Serikat pekerja menganggap pemerintah melalui Undang-Undang Cipta Kerja dan undang-undang penggantinya (UU No 6/2023) telah melempangkan jalan bagi kapitalisme dan perbudakan modern. Undang-undang itu lebih fleksibel dalam pengaturan alih daya dan pekerja paruh waktu (perjanjian kerja waktu tertentu/PKWT).
Sebaliknya, kalangan pelaku usaha, antara lain diwakili Apindo, menilai pembatasan jenis pekerjaan yang bisa dialihdayakan tidak lagi relevan di tengah kemunculan pekerjaan baru pada era 4.0 dan lonjakan kebutuhan pekerja terampil.
Pada akhirnya, dibutuhkan formula seimbang serta adil antara tuntutan mewujudkan iklim investasi kondusif bagi penciptaan lapangan kerja sebanyak-banyaknya dan kewajiban negara memberikan perlindungan serta jaminan kehidupan yang layak bagi warganya.
Bagaimana bisa mewujudkan yang satu tanpa mengorbankan yang lain? Juga, harus seberapa fleksibel pasar kerja? Di sejumlah negara, pengangguran tetap tinggi meski pasar kerja sudah dibuat sedemikian fleksibel. Inilah pentingnya perluasan perlindungan kerja bagi semua jenis pekerjaan, tanpa melihat hubungan kerja. Kita mengapresiasi berbagai langkah yang telah ditempuh pemerintah dalam hal ini.

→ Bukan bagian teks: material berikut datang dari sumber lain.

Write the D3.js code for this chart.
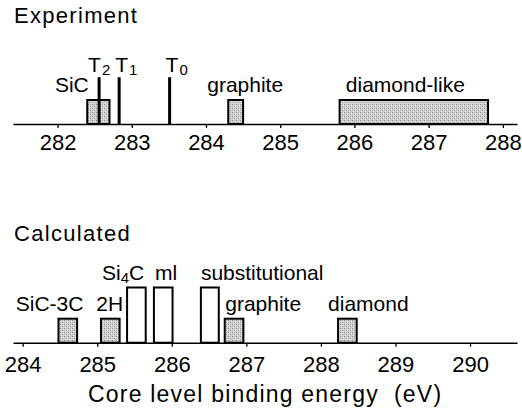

Fleksibilitas pasar tenaga kerja sering kali juga bukan jawaban mujarab tunggal bagi tingginya pengangguran. Dalam banyak kasus, hambatan daya saing dan investasi justru lebih banyak bersumber dari birokrasi yang berbelit, ekonomi biaya tinggi, buruknya infrastruktur, maraknya pungutan (red tape), sistem perpajakan yang tidak kompetitif, tak adanya kepastian hukum, dan faktor lain. Semua itu juga perlu dibenahi. Selamat Hari Buruh 1 Mei 2023!